Coconut Sabaayad, made with shredded coconut makes a good treat to serve as a snack, with cup of tea.
Coconut filed Sabaayad
- 2 cups all-purpose flour
- 1 cup all-purpose wholewheat flour
- 1 teaspoon salt
- 2 tablespoons oil
- shredded coconut
- extra oil and flour
- Combine flour, salt and oil in deep bowl; add one cup of water gently using your fingers Knead the dough add more water a table spoon at a time and kneed the dough if it gets sticky add tablespoon of flour each time.
- kneed the dough until it turns very soft ad smooth for 5 to 10 minutes.
- Cover and set aside for half an hour.
- Divide the dough into 8 large balls.
- On a lightly floured surface, roll each piece into a rough circle about 8 inches in diameter.

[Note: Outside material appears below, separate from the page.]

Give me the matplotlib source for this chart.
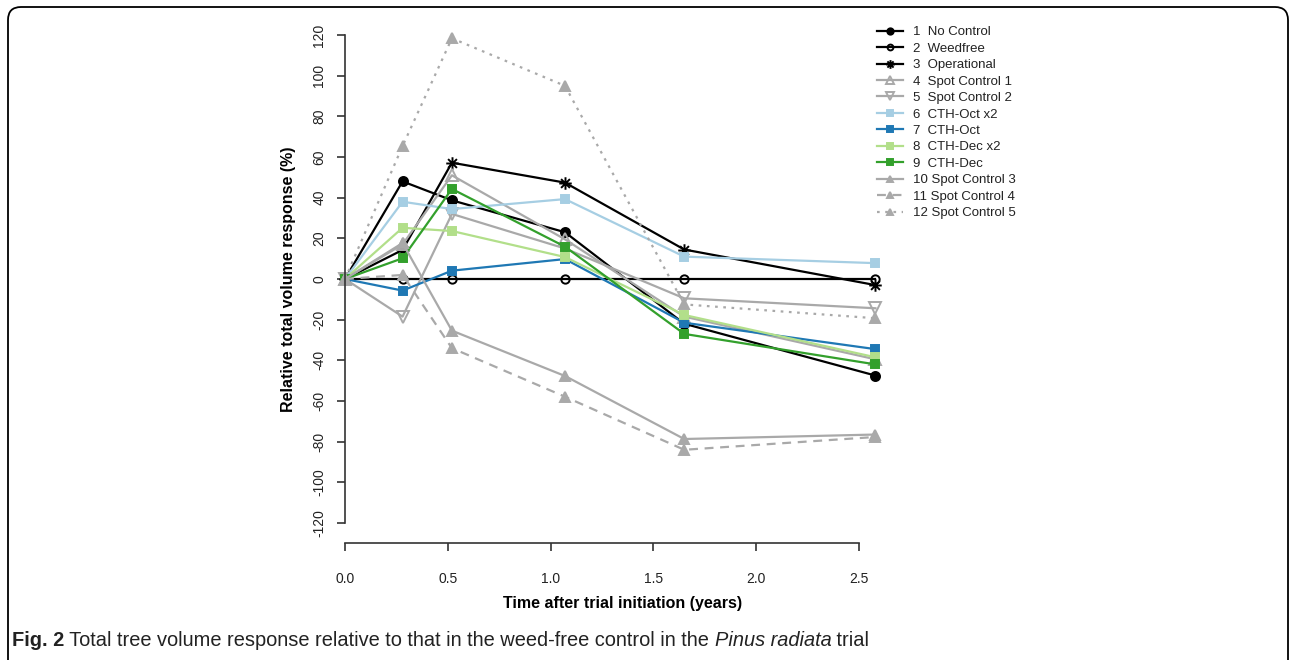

- Brush with oil then sprinkle with the sugar and the coconut spread evenly fold the edges to meet center fold, in the four ends over each other, to make a square fold. set a side and apply the same method to all the pieces.
- Roll each piece lightly and place it a circle about 8 inch and place it on a hot griddle over medium heat.
- Fry the sabaayad one at a time with little oil, turning them once each side is golden brown.
- Finish until you have applied the same method to all the pieces.
- Drain the sabaayad on paper towels and serve warm with cup of shaah.